Should You Retake the ACT With a 28?
A 28 is already in the 91st percentile, so a retake is optional rather than necessary - it's a strong score that opens most public flagships. Consider retaking only if you have a specific target in mind:
A submitter band you're just under, like the 29-33 range at UF or Wisconsin.
An automatic-merit threshold that kicks in at 29-30+ and would change your aid package.
If your practice tests suggest you can realistically gain 1-3 points, the math favors trying again. Because admissions and many scholarships look at your highest sitting - and many schools superscore - there's little downside to one more attempt if you have time to prepare. But if a 28 already clears your target schools' ranges and merit cutoffs, your time is usually better spent on GPA, essays, and activities than on chasing a marginally higher number.
How to Raise a 28 ACT Score
At a 28 composite, you're close enough that smart, targeted prep can move you into the low 30s. Three things that work in this band:
Mine your score report by section. Most 28-scorers have one or two sections dragging the average. Pulling a single weak section (commonly Science or Reading pacing) up by 3-4 points can lift the composite 1-2 points faster than broad, undirected review.
Drill timing, not just content. In this band, careless and pace-driven misses cost more points than unknown material. Take full-length, strictly timed practice tests and review every miss to separate "didn't know it" from "ran out of time."
Use section-specific tactics. For Science and Reading, practice skimming passages for structure first and going straight to the questions. For Math, memorize the handful of formulas the ACT doesn't give you and rehearse calculator-efficient setups to bank time for harder items.
A 28 is a strong, flexible score. It clears the bar at a wide set of respected public flagships, keeps you in the conversation at more selective ones, and can earn real merit money - particularly out-of-state. It's not a guaranteed-admission score at the top public universities, and it won't anchor a full-ride at the most competitive schools, but for the vast majority of applicants it's a number that helps far more than it hurts. Whether you retake depends entirely on your target schools and scholarship cutoffs, not on the score in a vacuum. For broader context, see our guides on what counts as a good ACT score and the average ACT score.
Frequently Asked Questions About a 28 ACT Score
Is a 28 ACT score good?
Yes. A 28 is a Strong score in the 91st percentile, meaning you outscored about 91% of test-takers. It's competitive for most public flagship universities and well above the national average of 19.4.
What percentile is a 28 ACT?
A 28 ACT is in the 91st percentile nationally, based on ACT's official norms for tests taken September 2025 through August 2026. Only about 9% of test-takers score higher.
What SAT score is equivalent to a 28 ACT?
A 28 ACT converts to a 1310 SAT using the official 2018 ACT/SAT concordance.

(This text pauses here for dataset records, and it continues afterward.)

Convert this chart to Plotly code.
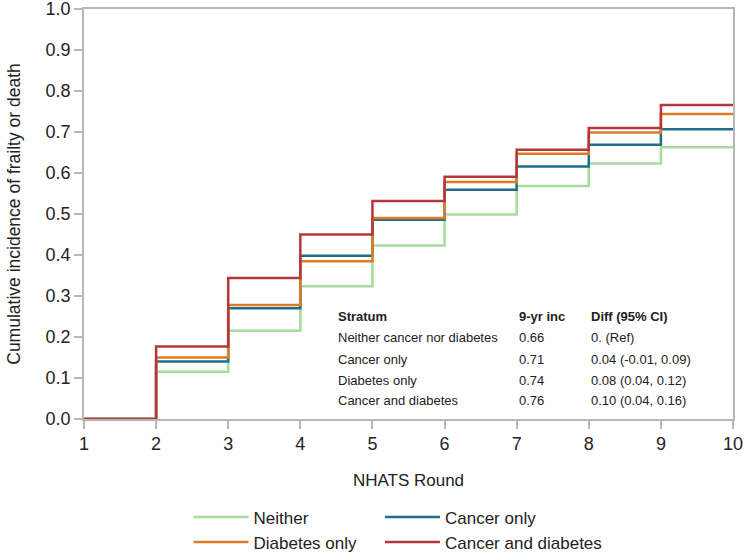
import plotly.graph_objects as go

rounds = [1, 2, 3, 4, 5, 6, 7, 8, 9, 10]
neither = [0, 0.115, 0.215, 0.324, 0.423, 0.499, 0.568, 0.623, 0.663, 0.663]
cancer_only = [0, 0.140, 0.270, 0.398, 0.486, 0.559, 0.616, 0.669, 0.707, 0.707]
diabetes_only = [0, 0.150, 0.278, 0.385, 0.490, 0.578, 0.647, 0.699, 0.744, 0.744]
cancer_diab = [0, 0.177, 0.344, 0.450, 0.532, 0.591, 0.657, 0.710, 0.766, 0.766]

series_names = ["Neither", "Cancer only", "Diabetes only", "Cancer and diabetes"]
colors = ["#a6dc9c", "#1f6f8b", "#e07b24", "#b5373b"]
legend_ids = ["legend", "legend2", "legend", "legend2"]

table_header = ["Stratum", "9-yr inc", "Diff (95% CI)"]
table_strata = ["Neither cancer nor diabetes", "Cancer only", "Diabetes only", "Cancer and diabetes"]
table_inc = ["0.66", "0.71", "0.74", "0.76"]
table_diff = ["0. (Ref)", "0.04 (-0.01, 0.09)", "0.08 (0.04, 0.12)", "0.10 (0.04, 0.16)"]

font_family = "Liberation Sans, Arial, sans-serif"

fig = go.Figure()
for name, ys, col, lg in zip(series_names, [neither, cancer_only, diabetes_only, cancer_diab], colors, legend_ids):
    fig.add_trace(go.Scatter(x=rounds, y=ys, mode="lines", name=name, line_shape="hv",
                             line=dict(color=col, width=2.5), legend=lg))

axis_color = "#b4b8ba"
fig.update_layout(
    width=744, height=552,
    margin=dict(l=84, r=11, t=9, b=133, autoexpand=False),
    paper_bgcolor="white", plot_bgcolor="white",
    font=dict(family=font_family, color="#222222", size=17),
    xaxis=dict(range=[1, 10], tickvals=rounds, showgrid=False, zeroline=False, automargin=False,
               showline=True, linecolor=axis_color, linewidth=1.5, mirror=True,
               ticks="outside", ticklen=8, tickcolor=axis_color, tickwidth=1.5,
               tickfont=dict(size=18), ticklabeloverflow="allow",
               title=dict(text="NHATS Round", font=dict(size=17), standoff=21)),
    yaxis=dict(range=[0, 1], dtick=0.1, tickformat=".1f", showgrid=False, zeroline=False, automargin=False,
               showline=True, linecolor=axis_color, linewidth=1.5, mirror=True,
               ticks="outside", ticklen=8, tickcolor=axis_color, tickwidth=1.5,
               tickfont=dict(size=18), ticklabeloverflow="allow",
               title=dict(text="Cumulative incidence of frailty or death", font=dict(size=17.5), standoff=20)),
    legend=dict(x=0.161, y=-0.196, xanchor="left", yanchor="top", orientation="v",
                font=dict(size=17), tracegroupgap=0, itemwidth=55, bgcolor="rgba(0,0,0,0)"),
    legend2=dict(x=0.456, y=-0.196, xanchor="left", yanchor="top", orientation="v",
                 font=dict(size=17), tracegroupgap=0, itemwidth=55, bgcolor="rgba(0,0,0,0)"),
)

col_x = [4.5, 7.0, 8.0]
row_y = [0.249, 0.198, 0.146, 0.095, 0.046]
for cx, txt in zip(col_x, table_header):
    fig.add_annotation(x=cx, y=row_y[0], xref="x", yref="y", text="<b>" + txt + "</b>",
                       showarrow=False, xanchor="left", yanchor="middle", font=dict(size=13))
for i in range(len(table_strata)):
    for cx, txt in zip(col_x, [table_strata[i], table_inc[i], table_diff[i]]):
        fig.add_annotation(x=cx, y=row_y[i + 1], xref="x", yref="y", text=txt,
                           showarrow=False, xanchor="left", yanchor="middle", font=dict(size=13))

fig.write_html("out.html")
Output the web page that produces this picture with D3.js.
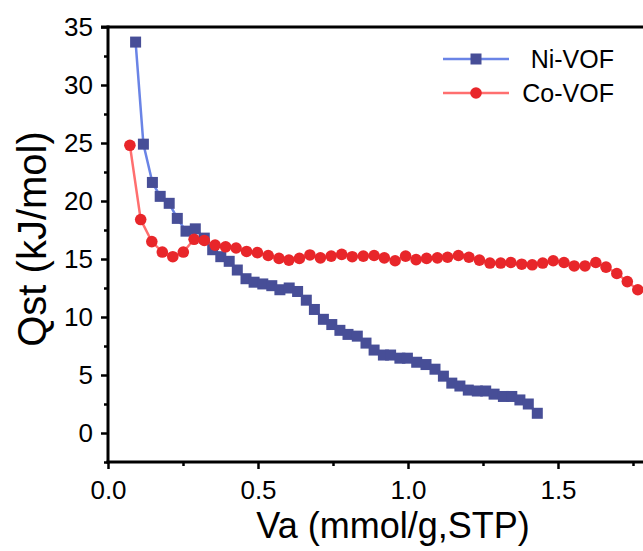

The single-point value is 1310, and a 28 maps to the broader 1300-1320 SAT range.
What colleges can I get into with a 28 ACT?
A 28 is competitive at flagships like Ohio State (26-32), Penn State (27-32), Minnesota-Twin Cities (26-31), Georgia (26-32), and Clemson (28-32), where it sits at or above the 25th percentile of submitters. It's a reach at more selective publics like Florida and Wisconsin (both 29-33).
Should I retake the ACT if I got a 28?
Only if you have a specific reason - like a target school's 29-33 band or a merit threshold at 29-30+ - and your practice tests show you can gain 1-3 points. Since schools use your highest sitting and many superscore, there's little downside to one more attempt if you have time. Otherwise, focus on GPA and essays.